I assume your neighbors are Mexican and they would have to partly rewire the apartments for extra meters, build a place to house the meters and pay for installation. That's upfront money


----------



## ReefHound (Aug 9, 2010)

elchante said:


> i, for one, appreciate the tiering of electricity rates here in Mexico. it seems to me that the more electricity you use for your "things," the more you can probably afford to pay because you can afford to buy more "things."


Maybe you use more electricity because you are rich and have more things.

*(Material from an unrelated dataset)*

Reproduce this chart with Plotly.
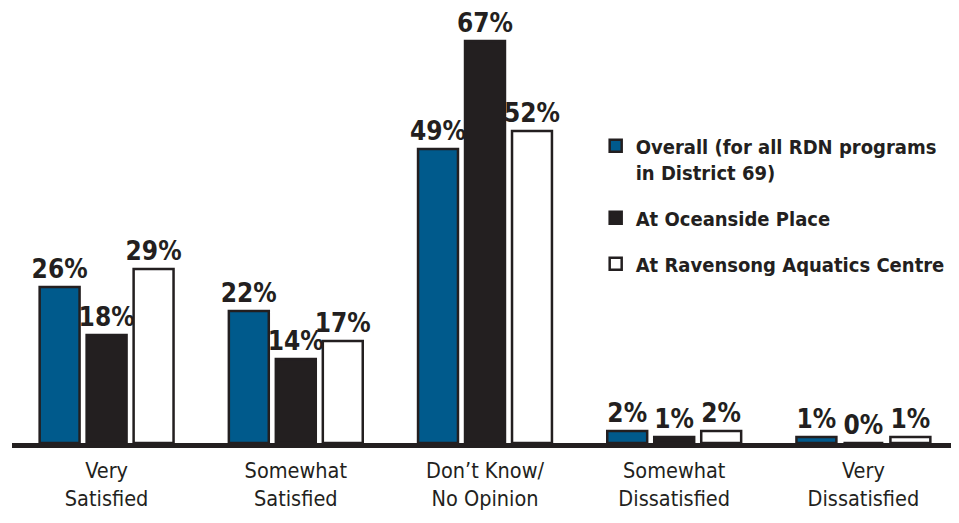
import plotly.graph_objects as go

categories = ["Very<br>Satisfied", "Somewhat<br>Satisfied", "Don\u2019t Know/<br>No Opinion",
              "Somewhat<br>Dissatisfied", "Very<br>Dissatisfied"]
series_names = ["Overall (for all RDN programs<br>in District 69)", "At Oceanside Place",
                "At Ravensong Aquatics Centre"]
overall = [26, 22, 49, 2, 1]
oceanside = [18, 14, 67, 1, 0]
ravensong = [29, 17, 52, 2, 1]

FONT = "DejaVu Sans Condensed, sans-serif"
INK = "#231f20"
fills = ["#005a8c", INK, "#ffffff"]

fig = go.Figure()
for i, (name, vals, col) in enumerate(zip(series_names, [overall, oceanside, ravensong], fills)):
    fig.add_trace(go.Bar(
        x=categories, y=vals, name=name, legendgroup=f"g{i}",
        marker=dict(color=col, line=dict(color=INK, width=2.5)),
        text=[f"{v}%" for v in vals], textposition="outside",
        textfont=dict(family=FONT, size=26, color=INK, weight="bold"),
        constraintext="none", cliponaxis=False,
    ))

fig.update_layout(
    width=950, height=515,
    margin=dict(l=4, r=0, t=0, b=80, autoexpand=False),
    plot_bgcolor="white", paper_bgcolor="white",
    barmode="group", bargap=0.255, bargroupgap=0.15,
    font=dict(family=FONT, color=INK),
    showlegend=True,
    legend=dict(x=0.617, y=0.728, xanchor="left", yanchor="top",
                font=dict(family=FONT, size=20, color=INK, weight="bold"),
                bgcolor="rgba(0,0,0,0)", itemwidth=30, tracegroupgap=17,
                traceorder="grouped", valign="top"),
    xaxis=dict(showline=True, linecolor=INK, linewidth=5, ticks="", automargin=False,
               tickfont=dict(family=FONT, size=21.5, color=INK), ticklabelstandoff=4,
               showgrid=False, zeroline=False),
    yaxis=dict(range=[0, 72.5], visible=False, showgrid=False, zeroline=False,
               automargin=False),
)

fig.write_html("out.html")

Or maybe you use more electricity because you are poor and have ten people living under one roof.


----------



## elchante (Dec 22, 2008)

ReefHound, i kind of doubt that poor folks in Mexico, regardless of the number of people living under their roof, use their pool pumps, electric heaters, air conditioners, dishwashers, microwaves, and toaster ovens all that much.


----------



## RVGRINGO (May 16, 2007)

Cool it guys. No need for argument; especially speculation from those not living permanently in Mexico.


----------



## kcowan (Jul 24, 2010)

sparks said:


> I assume your neighbors are Mexican and they would have to partly rewire the apartments for extra meters, build a place to house the meters and pay for installation. That's upfront money


The neighbors are from Chicago and the building was just completed by them last year. They did not understand how CFE charges. So yes, it would involve some construction rework.

The B&B operator is from Denver and the latest construction is an addition. He understands how CFE charges. They both use AC and have pool pumps.


----------